We took the highcliff road out this small peninsula alongside Dunedin, which gave us incredible views over the bays, cliffs and beaches of the beautiful coastline in the area. The peninsula was a hilly, lush and green and we enjoyed the road as we wound our way out its tip. Here, we arrived at an albatross colony and after watching the cliffs at the peninsula's end for some time, only managed to see a couple of potential albatrosses, but plenty of other nesting seabirds on the cliffs.
With the sun setting we drove back in the peninsula and turned north, driving up the coast as it got dark to eventually arrive in Oamaru in the evening. With it already dark, we found our way to a holiday park and settled down for the evening, keeping warm as it was a bitterly cold night with thick frost on the ground.
On Sunday morning we got up and decided to explore a little bit of Oamaru before carrying on our way. We headed to the historic precinct down at the waterfront which is populated by Victorian era limestone warehouses and other buildings, many housing Victorian-themed businesses.
I was immediately drawn to the Oamaru Cycle Works not only by its name but by the numerous penny farthings parked outside. I had a look in the shop which was full of old bikes and replicas of old bikes.
Watching a guy with the shop owner on the waste ground across from the shop having a go at riding a penny farthing I decided I had to have a go, as I'd always wanted to try a penny farthing. After waiting my turn, I first got to try a scaled down version built from modern bicycle parts to get the hang of it, before mounting the massive old penny farthing with some help from the shop owner and setting off a little shakily around the lot. With the shop owner alongside to support me in case I toppled, I made a couple of circuits of the open lot then made a rather unglamorous dismount once again with the assistance of the shop owner.
I started to get the hang of riding the massive bike during my short escapade, but it was very strange with the same wheel driving the bike and steering it, not to mention the scale and very top-heavy design. I think another few rides and I would get the hang of it, but I can't help feeling that wearing a top hat would enhance the whole experience.
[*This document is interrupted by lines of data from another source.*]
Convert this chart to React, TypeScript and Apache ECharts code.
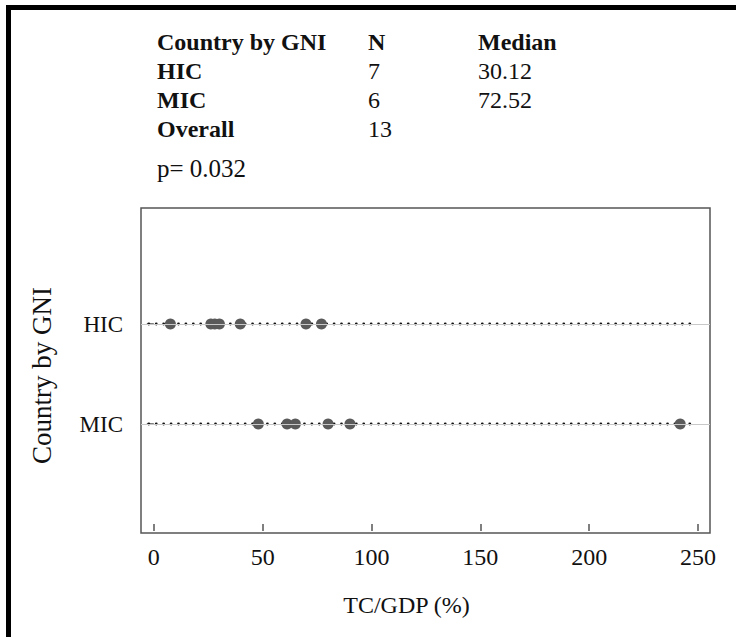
import React, { useEffect, useRef } from "react";
import * as echarts from "echarts";

const CATEGORIES = ["MIC", "HIC"]; // y = 1, 2
const HIC_VALUES = [7.6, 26.2, 28.0, 30.12, 39.7, 69.9, 77.0];
const MIC_VALUES = [48.0, 61.2, 65.0, 80.04, 90.1, 241.8];
const X_TICKS = [0, 50, 100, 150, 200, 250];
const X_RANGE = [-5.9, 255.5];
const DOT_RANGE = [-2.3, 246.8];

const TABLE_HEADER = ["Country by GNI", "N", "Median"];
const TABLE_GROUPS = ["HIC", "MIC", "Overall"];
const TABLE_N = ["7", "6", "13"];
const TABLE_MEDIAN = ["30.12", "72.52", ""];
const P_VALUE = "0.032";

const SERIF = '"Liberation Serif", "Times New Roman", serif';

export default function App() {
  const ref = useRef<HTMLDivElement>(null);
  useEffect(() => {
    document.body.style.margin = "0";
    const chart = echarts.init(ref.current!, null, { renderer: "svg" });
    const colX = [157, 368, 478];
    const rowY = [41.6, 70.6, 99.6, 128.8];
    const texts: any[] = [];
    TABLE_HEADER.forEach((t, i) =>
      texts.push({ type: "text", x: colX[i], y: rowY[0], style: { text: t, font: `bold 24px ${SERIF}`, fill: "#111", verticalAlign: "middle" } })
    );
    TABLE_GROUPS.forEach((g, r) => {
      texts.push({ type: "text", x: colX[0], y: rowY[r + 1], style: { text: g, font: `bold 24px ${SERIF}`, fill: "#111", verticalAlign: "middle" } });
      texts.push({ type: "text", x: colX[1], y: rowY[r + 1], style: { text: TABLE_N[r], font: `24px ${SERIF}`, fill: "#111", verticalAlign: "middle" } });
      if (TABLE_MEDIAN[r]) texts.push({ type: "text", x: colX[2], y: rowY[r + 1], style: { text: TABLE_MEDIAN[r], font: `24px ${SERIF}`, fill: "#111", verticalAlign: "middle" } });
    });
    texts.push({ type: "text", x: colX[0], y: 168.5, style: { text: "p= " + P_VALUE, font: `25px ${SERIF}`, fill: "#111", verticalAlign: "middle" } });

    const catY = (c: string) => CATEGORIES.indexOf(c) + 1;

    chart.setOption({
      animation: false,
      graphic: [
        { type: "rect", shape: { x: 6, y: 5, width: 730, height: 5 }, style: { fill: "#000" } },
        { type: "rect", shape: { x: 6, y: 5, width: 5, height: 632 }, style: { fill: "#000" } },
        ...texts,
      ],
      grid: { left: 141, right: 26, top: 208, bottom: 104, show: true, borderColor: "#555", borderWidth: 1.5, backgroundColor: "transparent" },
      xAxis: {
        type: "value",
        min: X_RANGE[0],
        max: X_RANGE[1],
        name: "TC/GDP (%)",
        nameLocation: "middle",
        nameGap: 60,
        nameTextStyle: { fontFamily: SERIF, fontSize: 24, color: "#111", padding: [0, 38, 0, 0] },
        axisLine: { show: false },
        splitLine: { show: false },
        axisTick: { show: true, length: 7, customValues: X_TICKS, lineStyle: { color: "#555", width: 1.5 } },
        axisLabel: { customValues: X_TICKS, fontFamily: SERIF, fontSize: 24, color: "#111", margin: 12 },
      },
      yAxis: {
        type: "value",
        min: -0.09,
        max: 3.16,
        name: "Country by GNI",
        nameLocation: "middle",
        nameGap: 86,
        nameTextStyle: { fontFamily: SERIF, fontSize: 27, color: "#111", padding: [0, 10, 0, 0] },
        axisLine: { show: false },
        splitLine: { show: false },
        axisTick: { show: true, length: 7, customValues: [1, 2], lineStyle: { color: "#555", width: 1.5 } },
        axisLabel: {
          customValues: [1, 2],
          formatter: (v: number) => CATEGORIES[Math.round(v) - 1] || "",
          fontFamily: SERIF,
          fontSize: 23,
          color: "#111",
          margin: 18,
        },
      },
      series: [
        ...CATEGORIES.map((c) => ({
          type: "line",
          data: [
            [DOT_RANGE[0], catY(c)],
            [DOT_RANGE[1], catY(c)],
          ],
          symbol: "none",
          lineStyle: { color: "#111", width: 2.8, type: [0.01, 7.4], cap: "round" },
          markLine: {
            silent: true,
            symbol: "none",
            label: { show: false },
            lineStyle: { color: "#c8c8c8", width: 1, type: "solid" },
            data: [{ yAxis: catY(c) }],
          },
          z: 2,
        })),
        {
          type: "scatter",
          data: HIC_VALUES.map((v) => [v, catY("HIC")]),
          symbolSize: 11,
          itemStyle: { color: "#5a5a5a", opacity: 1 },
          z: 3,
        },
        {
          type: "scatter",
          data: MIC_VALUES.map((v) => [v, catY("MIC")]),
          symbolSize: 11,
          itemStyle: { color: "#5a5a5a", opacity: 1 },
          z: 3,
        },
      ],
    });
    return () => chart.dispose();
  }, []);
  return <div ref={ref} style={{ width: 736, height: 637 }} />;
}
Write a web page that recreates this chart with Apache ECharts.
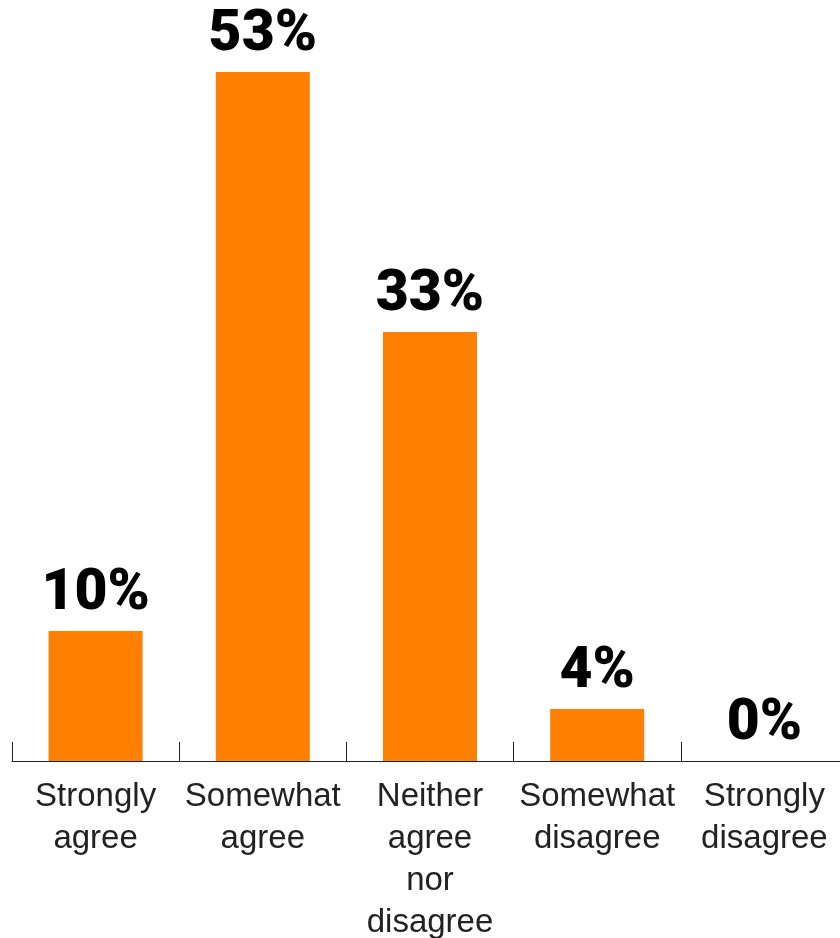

After riding the penny farthing, we wandered around the period shops in the historic district, eventually finding our way to the upper level of one of the warehouses where there were a number of small art galleries as well as a steampunk exhibition. I had heard there was a thriving steampunk scene in Oamaru and had been keen to find it, but until a big town-wide exhibition starting in November the small display of clothes, mock ray-guns and other assorted devices and imaginings was all that was to be seen.
For those not familiar, steampunk is a design style and genre of science fiction which combines victorian-era themes with modern ideas, with fantastical technology, often steam or clockwork powered which might be futuristic as imagined by 19th century minds. Fans of the genre often make their own costumes or mock up machines or gadgets for fun or for exhibitions, and Oamaru is the centre of this scene in New Zealand.
Outside the warehouses we found a full size steampunk train on our way back to the van along the waterfront, which was rather cool. After a quick drive around the rest of the seaside town of Oamaru we got back on the road and headed north out of town, bound for Lake Tekapo.